Data shown:
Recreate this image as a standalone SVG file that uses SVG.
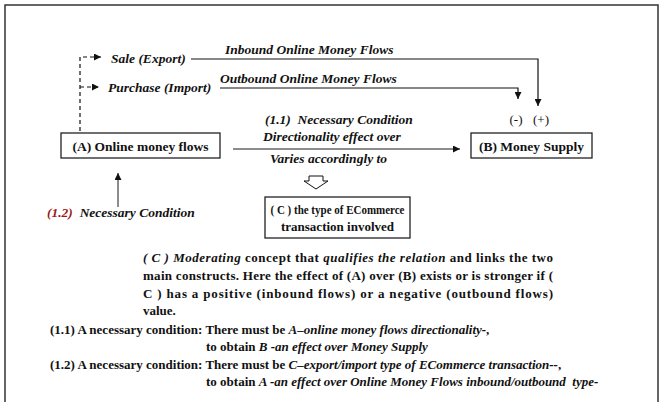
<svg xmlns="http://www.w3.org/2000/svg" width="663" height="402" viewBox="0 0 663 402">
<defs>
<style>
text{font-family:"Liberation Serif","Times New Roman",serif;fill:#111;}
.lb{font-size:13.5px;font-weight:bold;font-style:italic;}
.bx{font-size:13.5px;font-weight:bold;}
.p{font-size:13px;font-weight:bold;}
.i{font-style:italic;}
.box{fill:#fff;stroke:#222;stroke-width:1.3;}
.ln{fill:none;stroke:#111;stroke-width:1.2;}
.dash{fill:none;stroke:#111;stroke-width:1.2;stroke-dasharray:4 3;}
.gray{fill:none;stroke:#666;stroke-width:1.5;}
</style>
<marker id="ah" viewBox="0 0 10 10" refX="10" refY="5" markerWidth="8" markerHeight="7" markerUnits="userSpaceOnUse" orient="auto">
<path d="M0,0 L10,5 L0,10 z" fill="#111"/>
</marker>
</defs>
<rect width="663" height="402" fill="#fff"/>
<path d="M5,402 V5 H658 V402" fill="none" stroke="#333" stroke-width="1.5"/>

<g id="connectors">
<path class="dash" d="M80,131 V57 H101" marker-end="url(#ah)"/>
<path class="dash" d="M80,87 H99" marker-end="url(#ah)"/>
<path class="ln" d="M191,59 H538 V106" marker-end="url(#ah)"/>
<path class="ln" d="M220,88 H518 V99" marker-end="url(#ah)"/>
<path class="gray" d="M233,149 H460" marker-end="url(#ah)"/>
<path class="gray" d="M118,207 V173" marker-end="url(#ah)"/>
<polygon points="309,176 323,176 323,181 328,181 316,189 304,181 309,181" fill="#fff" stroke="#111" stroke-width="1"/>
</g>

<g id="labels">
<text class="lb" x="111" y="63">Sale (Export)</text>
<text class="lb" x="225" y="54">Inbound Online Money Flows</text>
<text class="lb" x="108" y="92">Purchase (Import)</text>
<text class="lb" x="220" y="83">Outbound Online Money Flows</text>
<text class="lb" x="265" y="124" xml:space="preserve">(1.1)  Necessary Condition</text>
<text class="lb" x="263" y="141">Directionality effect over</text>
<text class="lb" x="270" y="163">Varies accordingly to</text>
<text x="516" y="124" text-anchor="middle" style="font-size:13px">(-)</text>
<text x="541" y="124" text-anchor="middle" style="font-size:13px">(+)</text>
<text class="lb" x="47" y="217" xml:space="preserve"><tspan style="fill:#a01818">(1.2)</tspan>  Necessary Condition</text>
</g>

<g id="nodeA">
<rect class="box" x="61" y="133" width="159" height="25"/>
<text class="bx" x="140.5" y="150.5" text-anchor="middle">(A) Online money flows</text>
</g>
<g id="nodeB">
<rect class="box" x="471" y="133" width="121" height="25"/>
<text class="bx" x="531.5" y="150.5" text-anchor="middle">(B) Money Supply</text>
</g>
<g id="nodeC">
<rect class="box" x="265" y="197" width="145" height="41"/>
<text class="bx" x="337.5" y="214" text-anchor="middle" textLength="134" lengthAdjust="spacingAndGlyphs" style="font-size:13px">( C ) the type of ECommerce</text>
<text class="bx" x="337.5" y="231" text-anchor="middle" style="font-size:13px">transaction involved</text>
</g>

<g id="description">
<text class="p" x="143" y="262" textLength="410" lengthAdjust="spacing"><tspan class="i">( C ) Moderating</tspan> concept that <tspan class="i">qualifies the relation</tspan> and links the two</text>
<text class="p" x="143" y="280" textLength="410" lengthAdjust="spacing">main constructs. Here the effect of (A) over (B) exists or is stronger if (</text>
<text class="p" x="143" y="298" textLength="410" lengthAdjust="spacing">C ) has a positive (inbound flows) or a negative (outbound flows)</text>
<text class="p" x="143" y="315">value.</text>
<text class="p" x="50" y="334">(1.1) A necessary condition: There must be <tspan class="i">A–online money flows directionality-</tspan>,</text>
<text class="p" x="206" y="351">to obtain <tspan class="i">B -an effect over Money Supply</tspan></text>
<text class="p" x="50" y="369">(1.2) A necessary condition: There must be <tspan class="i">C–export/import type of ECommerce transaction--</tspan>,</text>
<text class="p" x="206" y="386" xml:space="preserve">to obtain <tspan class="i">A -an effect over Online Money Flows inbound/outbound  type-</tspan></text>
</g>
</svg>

Problem statement: Omit any images, then output the listing exactly.

The result:
Recreate this image as a standalone SVG file that uses SVG.
<svg xmlns="http://www.w3.org/2000/svg" width="663" height="402" viewBox="0 0 663 402">
<defs>
<style>
text{font-family:"Liberation Serif","Times New Roman",serif;fill:#111;}
.lb{font-size:13.5px;font-weight:bold;font-style:italic;}
.bx{font-size:13.5px;font-weight:bold;}
.p{font-size:13px;font-weight:bold;}
.i{font-style:italic;}
.box{fill:#fff;stroke:#222;stroke-width:1.3;}
.ln{fill:none;stroke:#111;stroke-width:1.2;}
.dash{fill:none;stroke:#111;stroke-width:1.2;stroke-dasharray:4 3;}
.gray{fill:none;stroke:#666;stroke-width:1.5;}
</style>
<marker id="ah" viewBox="0 0 10 10" refX="10" refY="5" markerWidth="8" markerHeight="7" markerUnits="userSpaceOnUse" orient="auto">
<path d="M0,0 L10,5 L0,10 z" fill="#111"/>
</marker>
</defs>
<rect width="663" height="402" fill="#fff"/>
<path d="M5,402 V5 H658 V402" fill="none" stroke="#333" stroke-width="1.5"/>

<g id="connectors">
<path class="dash" d="M80,131 V57 H101" marker-end="url(#ah)"/>
<path class="dash" d="M80,87 H99" marker-end="url(#ah)"/>
<path class="ln" d="M191,59 H538 V106" marker-end="url(#ah)"/>
<path class="ln" d="M220,88 H518 V99" marker-end="url(#ah)"/>
<path class="gray" d="M233,149 H460" marker-end="url(#ah)"/>
<path class="gray" d="M118,207 V173" marker-end="url(#ah)"/>
<polygon points="309,176 323,176 323,181 328,181 316,189 304,181 309,181" fill="#fff" stroke="#111" stroke-width="1"/>
</g>

<g id="labels">
<text class="lb" x="111" y="63">Sale (Export)</text>
<text class="lb" x="225" y="54">Inbound Online Money Flows</text>
<text class="lb" x="108" y="92">Purchase (Import)</text>
<text class="lb" x="220" y="83">Outbound Online Money Flows</text>
<text class="lb" x="265" y="124" xml:space="preserve">(1.1)  Necessary Condition</text>
<text class="lb" x="263" y="141">Directionality effect over</text>
<text class="lb" x="270" y="163">Varies accordingly to</text>
<text x="516" y="124" text-anchor="middle" style="font-size:13px">(-)</text>
<text x="541" y="124" text-anchor="middle" style="font-size:13px">(+)</text>
<text class="lb" x="47" y="217" xml:space="preserve"><tspan style="fill:#a01818">(1.2)</tspan>  Necessary Condition</text>
</g>

<g id="nodeA">
<rect class="box" x="61" y="133" width="159" height="25"/>
<text class="bx" x="140.5" y="150.5" text-anchor="middle">(A) Online money flows</text>
</g>
<g id="nodeB">
<rect class="box" x="471" y="133" width="121" height="25"/>
<text class="bx" x="531.5" y="150.5" text-anchor="middle">(B) Money Supply</text>
</g>
<g id="nodeC">
<rect class="box" x="265" y="197" width="145" height="41"/>
<text class="bx" x="337.5" y="214" text-anchor="middle" textLength="134" lengthAdjust="spacingAndGlyphs" style="font-size:13px">( C ) the type of ECommerce</text>
<text class="bx" x="337.5" y="231" text-anchor="middle" style="font-size:13px">transaction involved</text>
</g>

<g id="description">
<text class="p" x="143" y="262" textLength="410" lengthAdjust="spacing"><tspan class="i">( C ) Moderating</tspan> concept that <tspan class="i">qualifies the relation</tspan> and links the two</text>
<text class="p" x="143" y="280" textLength="410" lengthAdjust="spacing">main constructs. Here the effect of (A) over (B) exists or is stronger if (</text>
<text class="p" x="143" y="298" textLength="410" lengthAdjust="spacing">C ) has a positive (inbound flows) or a negative (outbound flows)</text>
<text class="p" x="143" y="315">value.</text>
<text class="p" x="50" y="334">(1.1) A necessary condition: There must be <tspan class="i">A–online money flows directionality-</tspan>,</text>
<text class="p" x="206" y="351">to obtain <tspan class="i">B -an effect over Money Supply</tspan></text>
<text class="p" x="50" y="369">(1.2) A necessary condition: There must be <tspan class="i">C–export/import type of ECommerce transaction--</tspan>,</text>
<text class="p" x="206" y="386" xml:space="preserve">to obtain <tspan class="i">A -an effect over Online Money Flows inbound/outbound  type-</tspan></text>
</g>
</svg>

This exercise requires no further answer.